21:1 And these are the ordinances…

Chazal take note of the word “v’ele” – “and these are…”. The Torah seems to be starting a new subject about the laws between man and his fellow, which are totally disconnected from the laws of ascending the mizbeach – the last topic of last week’s Parsha. However, the prefix “and” connects this week’s parsha to last week’s parsha. There are many explanations given to this connection by various commentaries. There is one that I would like to share with you:

The Medrash tells us that when Hashem approached Moshe Rabbeinu at the burning bush, Moshe resisted taking the leadership position because he was afraid that his brother Aharon, who was the leader of Klal Yisrael at the time (and had been their spokesman and their prophet for decades), would be unseated by his younger brother. To this Hashem countered “you have nothing to fear, for not only is Aharon not going to be slighted, but he will actually be happy for you.”

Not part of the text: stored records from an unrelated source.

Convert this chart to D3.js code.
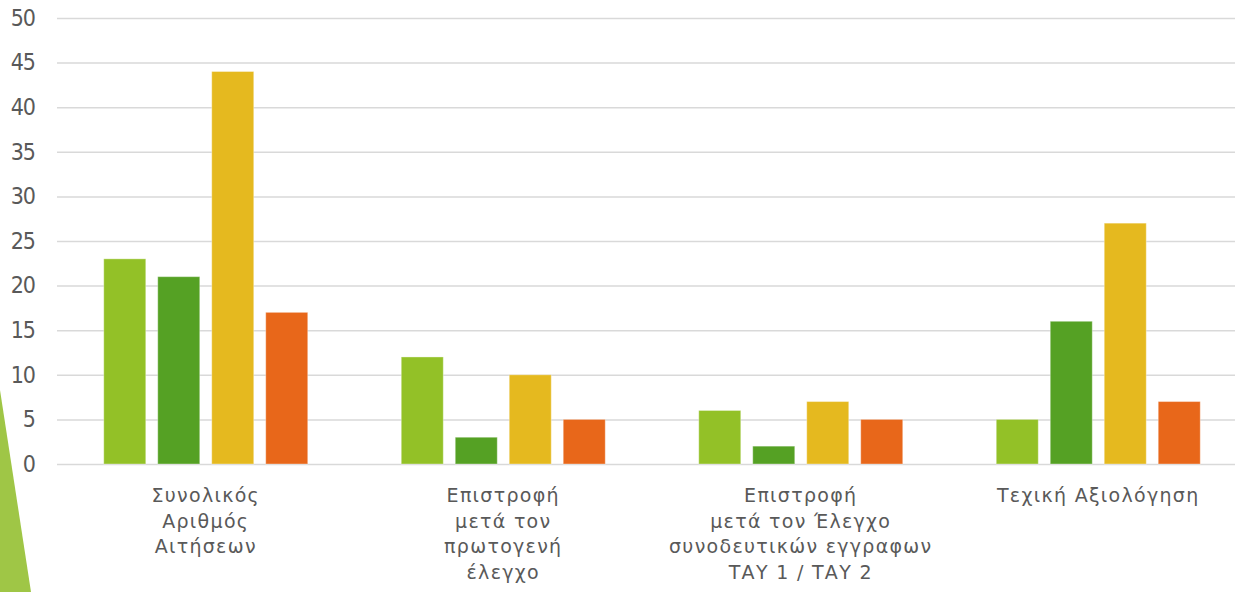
<!DOCTYPE html>
<html>
<head>
<meta charset="utf-8">
<script src="https://cdn.jsdelivr.net/npm/d3@7"></script>
<style>
  body { margin: 0; background: #fff; overflow: hidden; }
  text { font-family: "DejaVu Sans", sans-serif; fill: #595959; }
</style>
</head>
<body>
<script>
// Chart data.
var categories = [
    ["Συνολικός", "Αριθμός", "Αιτήσεων"],
    ["Επιστροφή", "μετά τον", "πρωτογενή", "έλεγχο"],
    ["Επιστροφή", "μετά τον Έλεγχο", "συνοδευτικών εγγραφων", "ΤΑΥ 1 / ΤΑΥ 2"],
    ["Τεχική Αξιολόγηση"]
];
var series1 = [23, 12, 6, 5];
var series2 = [21, 3, 2, 16];
var series3 = [44, 10, 7, 27];
var series4 = [17, 5, 5, 7];
var yTicks = [0, 5, 10, 15, 20, 25, 30, 35, 40, 45, 50];
var colors = ["#93c127", "#55a124", "#e5b91f", "#e8671a"];

var width = 1235, height = 592;
var margin = {left: 57, top: 18, bottom: 128};
var plotRight = 1247;

var svg = d3.select("body").append("svg")
        .attr("width", width)
        .attr("height", height);

// Decorative shape on the left edge.
svg.append("polygon")
        .attr("points", "0,390 31,592 0,592")
        .style("fill", "#9fc646");

var x0 = d3.scaleBand()
        .domain(d3.range(categories.length))
        .range([margin.left, plotRight]);
var x1 = d3.scaleBand()
        .domain(d3.range(4))
        .range([0, x0.bandwidth()])
        .paddingInner(0.222)
        .paddingOuter(0.866);
var y = d3.scaleLinear()
        .domain([0, 50])
        .range([height - margin.bottom, margin.top]);

// Gridlines and y labels.
var yAxis = svg.append("g")
        .attr("transform", "translate(" + margin.left + ",0)")
        .call(d3.axisLeft(y).tickValues(yTicks).tickSize(-(plotRight - margin.left)).tickPadding(22));
yAxis.select(".domain").remove();
yAxis.selectAll(".tick line").style("stroke", "#d9d9d9").style("stroke-width", 1.5);
yAxis.selectAll(".tick text")
        .style("font-size", "23px")
        .style("letter-spacing", "-1px")
        .style("fill", "#595959")
        .style("font-family", "'DejaVu Sans Condensed', 'DejaVu Sans', sans-serif");

// Bars.
var allSeries = [series1, series2, series3, series4];
allSeries.forEach(function(values, s) {
    svg.append("g").selectAll("rect")
            .data(values)
            .enter().append("rect")
            .attr("x", function(d, i) { return x0(i) + x1(s); })
            .attr("y", function(d) { return y(d); })
            .attr("width", x1.bandwidth())
            .attr("height", function(d) { return y(0) - y(d); })
            .style("fill", colors[s])
            .style("stroke", "rgba(255,255,255,0.35)")
            .style("stroke-width", 1);
});

// Category labels.
categories.forEach(function(lines, i) {
    var t = svg.append("text")
            .attr("text-anchor", "middle")
            .style("font-size", "19px")
            .style("letter-spacing", "1.3px");
    lines.forEach(function(line, k) {
        t.append("tspan")
                .attr("x", x0(i) + x0.bandwidth() / 2)
                .attr("y", 502 + k * 25.7)
                .text(line);
    });
});
</script>
</body>
</html>
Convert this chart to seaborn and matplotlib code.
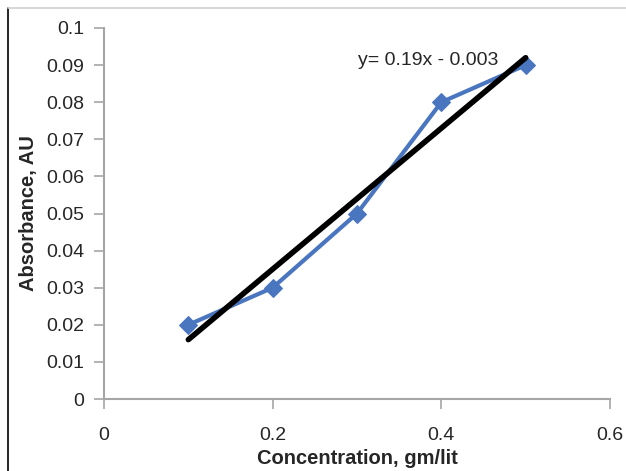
import matplotlib
matplotlib.use("Agg")
import matplotlib.pyplot as plt
import seaborn as sns
import numpy as np
import pandas as pd
from matplotlib.lines import Line2D

concentration = [0.1, 0.2, 0.3, 0.4, 0.5]
absorbance = [0.02, 0.03, 0.05, 0.08, 0.09]
slope = 0.19
intercept = -0.003
equation_label = "y= 0.19x - 0.003"
x_ticks = [0, 0.2, 0.4, 0.6]
y_ticks = [0, 0.01, 0.02, 0.03, 0.04, 0.05, 0.06, 0.07, 0.08, 0.09, 0.1]

sns.set_style("white")
plt.rcParams['font.family'] = ['Liberation Sans', 'DejaVu Sans']

fig = plt.figure(figsize=(6.26, 4.71), dpi=100)
ax = fig.add_axes([104/626, 1-399/471, 506/626, 371/471])

df = pd.DataFrame({"x": concentration, "y": absorbance})
sns.lineplot(data=df, x="x", y="y", ax=ax, color="#4a76c0", linewidth=3,
             marker="D", markersize=9, markeredgecolor="#4a76c0")

trend_x = np.array([concentration[0], concentration[-1]])
trend_y = slope * trend_x + intercept
ax.plot(trend_x, trend_y, color="black", linewidth=4, solid_capstyle="round")

ax.text(0.301, 0.0912, equation_label, fontsize=14, ha="left", va="center")

ax.set_xlim(0, 0.6)
ax.set_ylim(0, 0.1)
ax.set_xticks(x_ticks)
ax.set_xticklabels(["0", "0.2", "0.4", "0.6"])
ax.set_yticks(y_ticks)
ax.set_yticklabels(["0", "0.01", "0.02", "0.03", "0.04", "0.05", "0.06", "0.07", "0.08", "0.09", "0.1"])

for s in ["top", "right"]:
    ax.spines[s].set_visible(False)
for s in ["left", "bottom"]:
    ax.spines[s].set_color("#a6a6a6")
    ax.spines[s].set_linewidth(1.5)
ax.tick_params(axis="both", which="major", direction="out", length=7, width=1.2,
               color="#a6a6a6", labelsize=14, pad=7, left=True, bottom=True)
ax.tick_params(axis="x", pad=13)

ax.set_xlabel("Concentration, gm/lit", fontsize=14.5, fontweight="bold", labelpad=3.5)
ax.set_ylabel("Absorbance, AU", fontsize=14.5, fontweight="bold", labelpad=6)

fig.add_artist(Line2D([8/626, 8/626], [0, 1-8/471], transform=fig.transFigure, color="black", linewidth=1.2))
fig.add_artist(Line2D([8/626, 1], [1-8/471, 1-8/471], transform=fig.transFigure, color="#d0d0d0", linewidth=1.2))

fig.savefig("out.png", dpi=100)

Indeed, this is a wonderous tale about the sensitivity of Moshe and the selflessness of his brother Aharon. But the question plagued me: If Hashem told Moshe to do something, why should Moshe resist? Is Hashem less sensitive than Moshe? Reb Elya Lopian answers that in order to be a leader, one must not put down the people around him. In fact, the Gemora tells us that Reb Yochanan said that the reason he merited to live a long life was that when he walked in to say his shiur, he did so in a way that it did not even appear as if he was stepping on those around him (let alone to actually step on them).

These words above are very wonderful and demanding, but they do not seem to have relevance to the average person. I, however, think that indeed they do. All of us are judging others all of the time. Whether it is giving a perspective on something that happened at work, in shul, or in traffic, we are judging others. It is improper for someone to judge others if he thinks that he is better than them.

I would like to share with you a personal incident. I once was commissioned to purchase a pair of tefillin and I sought out a sofer who wrote with a beautiful script. However, about his fear of heaven I had no clue. There was a person who I considered a great Talmud hacham, with good middos, and a sensitive Jew, who knew this sofer. I approached him in a candid fashion to get his impression of this sofer. He looked at me and said, “I am not a maiven (expert) to know about my own fear of heaven – and you want me to judge others??” I believe that if we had this kind of outlook, we would probably avoid many issues with our fellow Jew and would not even have to come to Beis Din for litigation.

The idea of not making broad strides on to the mizbeach shows a position of humility. This is the prerequisite for successful interpersonal relationships.